Some notes on things I’ve applied to, and what it seemed like they were selecting for. (If I remember and it seems potentially-useful to people, I’ll update this in future.)
2025 summer internships
Bridgewater (Investment Associate)
- Got a cold email from a recruiter with an interesting subject line (“Do you have an obsessive curiosity to understand the world? Get to know Bridgewater.”)
- Submitted a 5min initial application form, uploading my CV and filling out degree details
- Went to first round of interviews, a 1hr group discussion about a PPE-ish question
touching on a public policy question, moderated by two of their staff
- Obviously they were interested in how you deal with suggestions from others & interact in a meeting-like setting
- It’s a weird environment – you might try to undermine the others in your group (since they are the « competition ») but without being too transparent about it
- Invited back for the next round the following day, with just me and two interviewers
- I was impressed by their speed!
- There was another PPE-ish idea to discuss (this time political philosophy), and then a series of enjoyably meandering questions about an interest of mine (I chose Oxheart, matchmaking, and dating apps)
- About a week later there was a similar format of me and two interviewers, except online
- There was one game theory question that also tried to elicit my preferences regarding risk & income,
and then maybe another that I’ve forgotten
- Again, it felt like just a fun discussion
- There was one game theory question that also tried to elicit my preferences regarding risk & income,
and then maybe another that I’ve forgotten
- The final round was a 1:1 online interview with a more senior person
- This was by far the least interesting interview and felt pretty unnecessary to me
- It was the first time I was asked “Why Bridgewater?” (I fumbled a bit, before – truthfully! – saying that I had liked by what I’d seen of their culture so far and was attracted to a place that moves quickly in a no-nonsense way.
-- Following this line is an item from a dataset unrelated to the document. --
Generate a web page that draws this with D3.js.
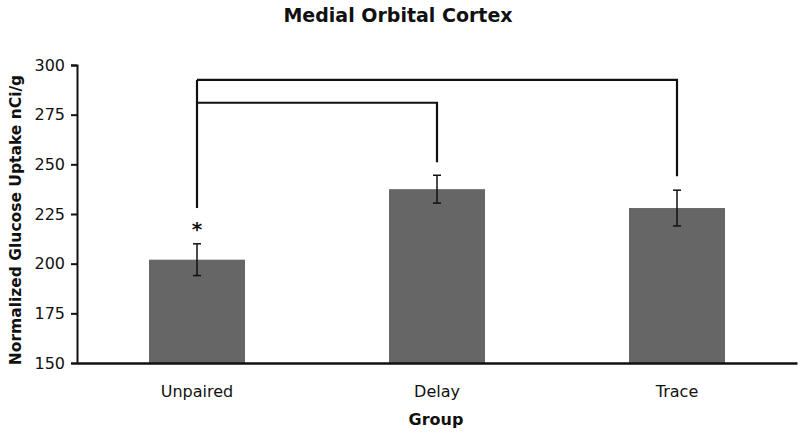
<!DOCTYPE html>
<html>
<head>
<meta charset="utf-8">
<script src="https://cdn.jsdelivr.net/npm/d3@7"></script>
<style>
  body { margin: 0; background: #fff; }
  text { font-family: "DejaVu Sans", Verdana, sans-serif; fill: #111; }
</style>
</head>
<body>
<div id="chart"></div>
<script>
// data
const groups = ["Unpaired", "Delay", "Trace"]
const means = [202, 237.5, 228]
const errs = [8, 7, 9]
const yTicks = [150, 175, 200, 225, 250, 275, 300]
// significance brackets: [from, to, level, drop at "to"]
const brackets = [
  ["Unpaired", "Delay", 281, 251],
  ["Unpaired", "Trace", 292.5, 244]
]
const bracketBottom = 228 // lower end of shared left leg
const starAt = 219

const width = 800
const height = 436
const margin = { top: 65, right: 3, bottom: 73, left: 77 }

const svg = d3.select("#chart").append("svg")
  .attr("width", width)
  .attr("height", height)

const x = d3.scaleBand()
  .domain(groups)
  .range([margin.left, width - margin.right])
  .paddingInner(0.6)
  .paddingOuter(0.3)

const y = d3.scaleLinear()
  .domain([150, 300])
  .range([height - margin.bottom, margin.top])

// bars
svg.append("g")
  .selectAll("rect")
  .data(groups)
  .join("rect")
  .attr("x", d => x(d))
  .attr("width", x.bandwidth())
  .attr("y", (d, i) => y(means[i]))
  .attr("height", (d, i) => y(150) - y(means[i]))
  .attr("fill", "#666")

// error bars
const eb = svg.append("g").attr("stroke", "#111").attr("stroke-width", 1.5)
groups.forEach((g, i) => {
  const cx = x(g) + x.bandwidth() / 2
  eb.append("line").attr("x1", cx).attr("x2", cx)
    .attr("y1", y(means[i] + errs[i])).attr("y2", y(means[i] - errs[i]))
  ;[means[i] + errs[i], means[i] - errs[i]].forEach(v => {
    eb.append("line").attr("x1", cx - 4).attr("x2", cx + 4)
      .attr("y1", y(v)).attr("y2", y(v))
  })
})

// brackets
const cxOf = g => x(g) + x.bandwidth() / 2
const br = svg.append("g").attr("fill", "none").attr("stroke", "#111").attr("stroke-width", 2.2)
br.append("line")
  .attr("x1", cxOf("Unpaired")).attr("x2", cxOf("Unpaired"))
  .attr("y1", y(d3.max(brackets, d => d[2]))).attr("y2", y(bracketBottom))
brackets.forEach(([a, b, lvl, drop]) => {
  br.append("path")
    .attr("d", d3.line()([[cxOf(a), y(lvl)], [cxOf(b), y(lvl)], [cxOf(b), y(drop)]]))
})

svg.append("text")
  .attr("x", cxOf("Unpaired"))
  .attr("y", y(starAt) + 10)
  .attr("text-anchor", "middle")
  .style("font-size", "20px")
  .style("font-weight", "bold")
  .text("*")

// axes
const yAxis = svg.append("g")
  .attr("transform", `translate(${margin.left},0)`)
  .call(d3.axisLeft(y).tickValues(yTicks).tickSize(6).tickPadding(6))
yAxis.select(".domain").attr("stroke", "#111").attr("stroke-width", 2)
yAxis.selectAll(".tick line").attr("stroke", "#111").attr("stroke-width", 2)
yAxis.selectAll(".tick text").style("font-size", "16px").style("font-family", "DejaVu Sans").attr("fill", "#222")

const xAxis = svg.append("g")
  .attr("transform", `translate(0,${y(150)})`)
  .call(d3.axisBottom(x).tickSize(0).tickPadding(23))
xAxis.select(".domain").attr("stroke", "#111").attr("stroke-width", 2.5)
xAxis.selectAll(".tick text").style("font-size", "16px").style("font-family", "DejaVu Sans").attr("fill", "#222")

// titles
svg.append("text")
  .attr("x", 398).attr("y", 22)
  .attr("text-anchor", "middle")
  .style("font-size", "19px").style("font-weight", "bold")
  .text("Medial Orbital Cortex")

svg.append("text")
  .attr("x", 436).attr("y", 425)
  .attr("text-anchor", "middle")
  .style("font-size", "16px").style("font-weight", "bold")
  .text("Group")

svg.append("text")
  .attr("transform", `translate(21,${(y(150) + y(300)) / 2 + 6}) rotate(-90)`)
  .attr("text-anchor", "middle")
  .style("font-size", "15.5px").style("font-weight", "bold")
  .text("Normalized Glucose Uptake nCi/g")
</script>
</body>
</html>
After prompting, I hastened to add that I was also interested in finance and the actual work they do…)
- After that, it just reprised some of the themes I’d discussed in my earlier interview about dating
- Overall, they seemed to care a lot about analytic thinking skills, but not much else
- To break it down into three specific competencies: (a) forming sensible views about new topics & communicating those clearly, (b) adjusting your position in response to criticism, while also pushing back where you have conviction, (c) coming up with quasi-mathematical / empirical frameworks you could use to answer abstract questions
- I think it’s also important to be comfortable relating the questions they ask you to core economic concepts (like adverse selection, incentives, risk), although I only did so in a fairly loose, qualitative way
Jane Street (Strategy & Product)
- Uploaded my CV to their website, skipping out the optional “Why do you want to work at Jane Street” question
since there wasn’t anything special I wanted them to know
- The honest answer is that I have quite a few reasons:
- Even though going into finance/trading isn’t my most probable career path, doing an internship keeps that option open, is a helpful signal of my general competence for a CV, and is a nice opportunity to earn a bunch of money which I might donate
- I expect I’d enjoy being there – various friends & acquaintances (especially from the EA and rationality communities) are / used to be at Jane Street and generally have very positive things to say about their colleagues and the intellectual appeal of their work. So if I did go into the industry, Jane Street would be one of my top choices
- It would be interesting to properly understand quant trading; based on what I’ve heard about the effort they put into designing a good internship curriculum, Jane Street is probably the best place to do this
- I want to learn about how organisations work, and what contributes to their success. I could read all that’s been written about Jane Street’s distinctive culture, but that’s no substitute for actually being there and carefully observing for myself how things happen, what the internal power dynamics & politics are like, etc.
- The honest answer is that I have quite a few reasons:
- Took the online assessment which had some basic probability questions, a comprehension test about order books,
and some trading-related reasoning puzzles
- The probability and order book content was a bit easy, but I think the point was just to check you had an OK level of mathematical ability before they spent interviewer time on you.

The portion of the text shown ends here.